***** Data lines *****
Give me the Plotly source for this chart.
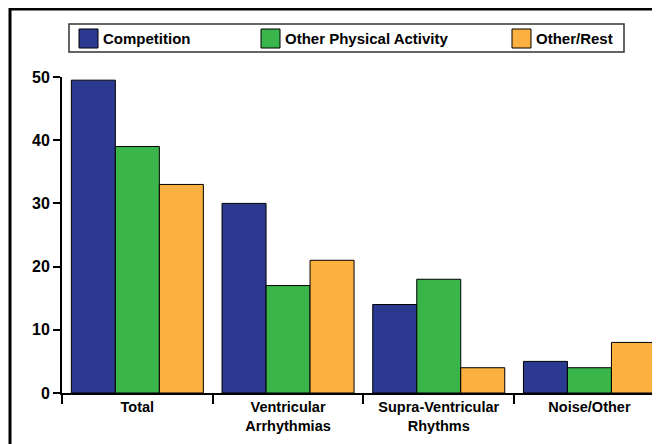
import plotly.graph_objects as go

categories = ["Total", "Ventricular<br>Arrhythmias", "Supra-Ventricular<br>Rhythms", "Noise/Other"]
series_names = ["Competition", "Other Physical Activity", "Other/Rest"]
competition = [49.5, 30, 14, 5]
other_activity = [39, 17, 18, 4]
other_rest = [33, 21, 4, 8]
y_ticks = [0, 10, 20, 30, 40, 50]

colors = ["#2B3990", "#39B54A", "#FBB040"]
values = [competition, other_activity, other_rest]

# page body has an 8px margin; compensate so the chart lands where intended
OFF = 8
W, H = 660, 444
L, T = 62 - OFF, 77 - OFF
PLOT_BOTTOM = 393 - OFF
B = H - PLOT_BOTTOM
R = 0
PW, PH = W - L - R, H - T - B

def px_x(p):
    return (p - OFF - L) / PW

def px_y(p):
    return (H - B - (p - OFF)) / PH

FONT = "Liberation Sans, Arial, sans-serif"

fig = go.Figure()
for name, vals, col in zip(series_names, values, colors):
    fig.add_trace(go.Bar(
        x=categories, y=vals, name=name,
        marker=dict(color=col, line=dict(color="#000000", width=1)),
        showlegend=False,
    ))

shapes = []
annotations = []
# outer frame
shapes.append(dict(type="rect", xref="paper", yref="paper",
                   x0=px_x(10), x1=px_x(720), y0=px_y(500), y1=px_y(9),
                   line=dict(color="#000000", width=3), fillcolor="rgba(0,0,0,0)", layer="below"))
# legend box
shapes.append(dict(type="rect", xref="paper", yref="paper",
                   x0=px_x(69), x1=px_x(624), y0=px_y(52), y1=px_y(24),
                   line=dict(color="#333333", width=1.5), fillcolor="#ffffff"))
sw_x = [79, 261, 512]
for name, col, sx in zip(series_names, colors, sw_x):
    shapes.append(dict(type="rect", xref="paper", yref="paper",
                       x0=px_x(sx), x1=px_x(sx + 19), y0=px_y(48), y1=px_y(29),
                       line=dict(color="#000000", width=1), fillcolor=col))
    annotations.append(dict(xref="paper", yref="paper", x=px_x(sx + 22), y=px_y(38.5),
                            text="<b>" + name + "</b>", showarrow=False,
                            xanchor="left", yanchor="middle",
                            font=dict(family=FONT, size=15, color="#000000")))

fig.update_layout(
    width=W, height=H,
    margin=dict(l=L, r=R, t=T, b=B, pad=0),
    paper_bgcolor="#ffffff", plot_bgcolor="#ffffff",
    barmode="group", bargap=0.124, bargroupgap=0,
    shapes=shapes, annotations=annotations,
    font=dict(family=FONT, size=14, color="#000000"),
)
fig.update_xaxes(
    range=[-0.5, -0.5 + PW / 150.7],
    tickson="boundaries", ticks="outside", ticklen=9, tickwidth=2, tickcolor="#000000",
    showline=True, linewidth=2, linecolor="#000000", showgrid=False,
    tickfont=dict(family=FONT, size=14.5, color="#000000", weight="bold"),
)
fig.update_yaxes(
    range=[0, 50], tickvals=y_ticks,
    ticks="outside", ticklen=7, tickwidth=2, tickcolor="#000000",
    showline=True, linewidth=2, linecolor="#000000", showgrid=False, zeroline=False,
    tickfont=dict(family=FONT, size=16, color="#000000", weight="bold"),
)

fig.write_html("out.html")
*****
Reproduce each line exactly as it appears, omitting the pictures.

▶ _Reply_
Give me the Plotly source for this chart.
import plotly.graph_objects as go

categories = ["Total", "Ventricular<br>Arrhythmias", "Supra-Ventricular<br>Rhythms", "Noise/Other"]
series_names = ["Competition", "Other Physical Activity", "Other/Rest"]
competition = [49.5, 30, 14, 5]
other_activity = [39, 17, 18, 4]
other_rest = [33, 21, 4, 8]
y_ticks = [0, 10, 20, 30, 40, 50]

colors = ["#2B3990", "#39B54A", "#FBB040"]
values = [competition, other_activity, other_rest]

# page body has an 8px margin; compensate so the chart lands where intended
OFF = 8
W, H = 660, 444
L, T = 62 - OFF, 77 - OFF
PLOT_BOTTOM = 393 - OFF
B = H - PLOT_BOTTOM
R = 0
PW, PH = W - L - R, H - T - B

def px_x(p):
    return (p - OFF - L) / PW

def px_y(p):
    return (H - B - (p - OFF)) / PH

FONT = "Liberation Sans, Arial, sans-serif"

fig = go.Figure()
for name, vals, col in zip(series_names, values, colors):
    fig.add_trace(go.Bar(
        x=categories, y=vals, name=name,
        marker=dict(color=col, line=dict(color="#000000", width=1)),
        showlegend=False,
    ))

shapes = []
annotations = []
# outer frame
shapes.append(dict(type="rect", xref="paper", yref="paper",
                   x0=px_x(10), x1=px_x(720), y0=px_y(500), y1=px_y(9),
                   line=dict(color="#000000", width=3), fillcolor="rgba(0,0,0,0)", layer="below"))
# legend box
shapes.append(dict(type="rect", xref="paper", yref="paper",
                   x0=px_x(69), x1=px_x(624), y0=px_y(52), y1=px_y(24),
                   line=dict(color="#333333", width=1.5), fillcolor="#ffffff"))
sw_x = [79, 261, 512]
for name, col, sx in zip(series_names, colors, sw_x):
    shapes.append(dict(type="rect", xref="paper", yref="paper",
                       x0=px_x(sx), x1=px_x(sx + 19), y0=px_y(48), y1=px_y(29),
                       line=dict(color="#000000", width=1), fillcolor=col))
    annotations.append(dict(xref="paper", yref="paper", x=px_x(sx + 22), y=px_y(38.5),
                            text="<b>" + name + "</b>", showarrow=False,
                            xanchor="left", yanchor="middle",
                            font=dict(family=FONT, size=15, color="#000000")))

fig.update_layout(
    width=W, height=H,
    margin=dict(l=L, r=R, t=T, b=B, pad=0),
    paper_bgcolor="#ffffff", plot_bgcolor="#ffffff",
    barmode="group", bargap=0.124, bargroupgap=0,
    shapes=shapes, annotations=annotations,
    font=dict(family=FONT, size=14, color="#000000"),
)
fig.update_xaxes(
    range=[-0.5, -0.5 + PW / 150.7],
    tickson="boundaries", ticks="outside", ticklen=9, tickwidth=2, tickcolor="#000000",
    showline=True, linewidth=2, linecolor="#000000", showgrid=False,
    tickfont=dict(family=FONT, size=14.5, color="#000000", weight="bold"),
)
fig.update_yaxes(
    range=[0, 50], tickvals=y_ticks,
    ticks="outside", ticklen=7, tickwidth=2, tickcolor="#000000",
    showline=True, linewidth=2, linecolor="#000000", showgrid=False, zeroline=False,
    tickfont=dict(family=FONT, size=16, color="#000000", weight="bold"),
)

fig.write_html("out.html")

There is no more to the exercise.